Incrédules,
nous guettons notre ciel du Nord, bleu azur, baigné de soleil. Ce n’est
pas normal, cela ne peut pas durer! Nous ne sommes pas habitués à
autant de gâteries! Les jacinthes hasardent une tête dehors, prêtes à se
refermer. On ne sait jamais: on a déjà vu le retour du froid, sévère
coup de bambou sur le nez des audacieux qui s'y croiraient!...
Pour
moi, il y a une éternité déjà, le mois de mars évoquait l'irruption du
printemps, avec l'éclosion des fleurs, l'atmosphère soudain radoucie et
chargée de toutes les fragrances... Le 15 mars, fête de la révolution de
1848, écoliers rassemblés dans la cour de l'école, avec nos cravates
rouges, nous récitions des poèmes de Petőfi. Les commémorations avaient
l'avant-goût du printemps qui éveillaient les désirs: envie de
changement, envie d'aimer, envie de faire le plein de l'énergie du
soleil.
Le temps est passé, la jeunesse s'en
est allée... Le climat océanique remplace le climat continental de mes
jeunes années.
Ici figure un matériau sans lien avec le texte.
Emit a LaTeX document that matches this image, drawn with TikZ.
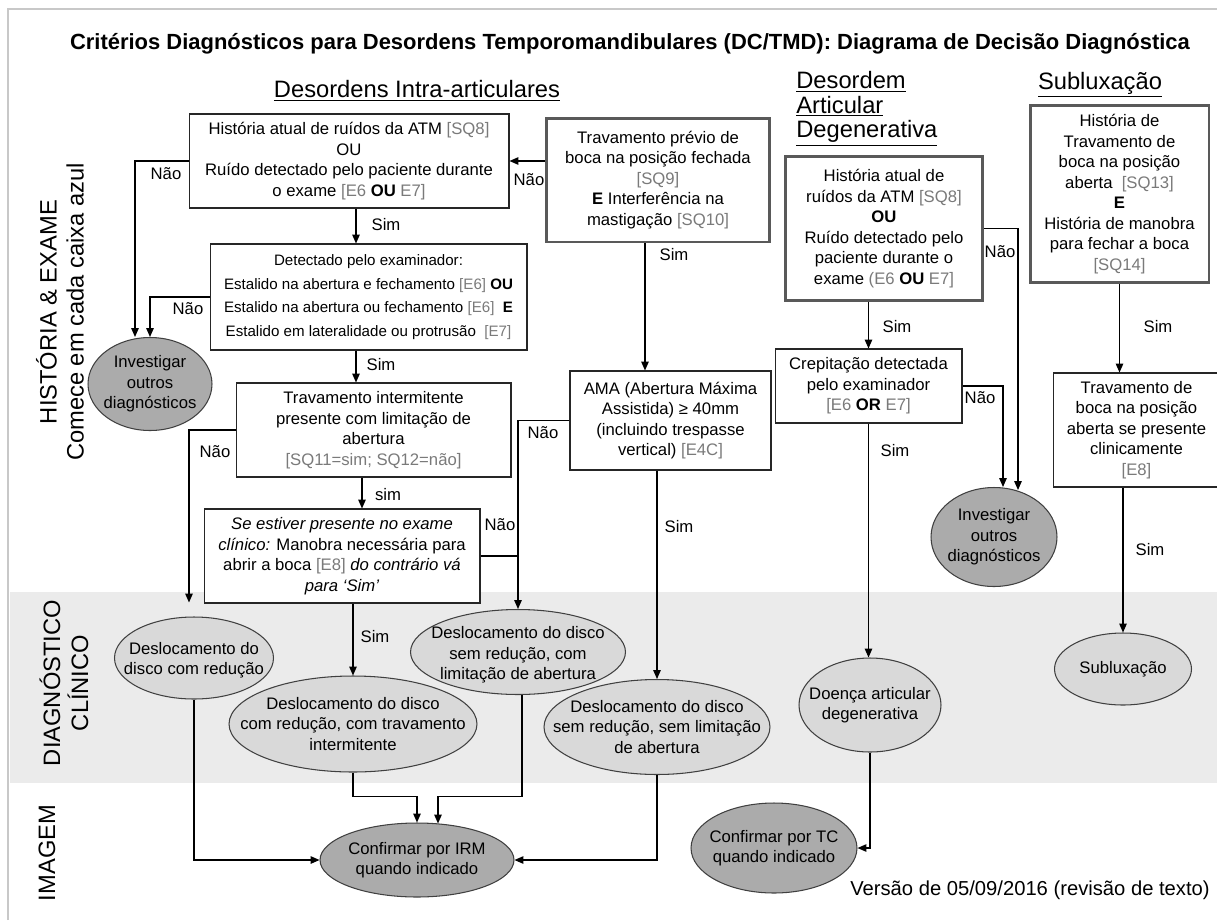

Les contrastes violents de la chaleur estivale et de
l'hiver glacial laissent la place à la demi-saison éternelle et aux
émotions en demi-teinte... On évite les réactions vives, la passion se
mue en contemplation. A quoi bon céder aux tentations, perdre la tête
avec le délicieux frisson d'antan, pour entrevoir des lendemains sous un
ciel gris et bas?...
Les
attentes et les rêves fiévreux du bonheur se métamorphosent en douce
résignation, à défaut de sagesse... A quoi bon se révolter contre
l'inéluctable? Ce qui compte, c'est de ne pas avoir de regrets...
Serais- je arrivée au sommet de l'acclimatation parfaite?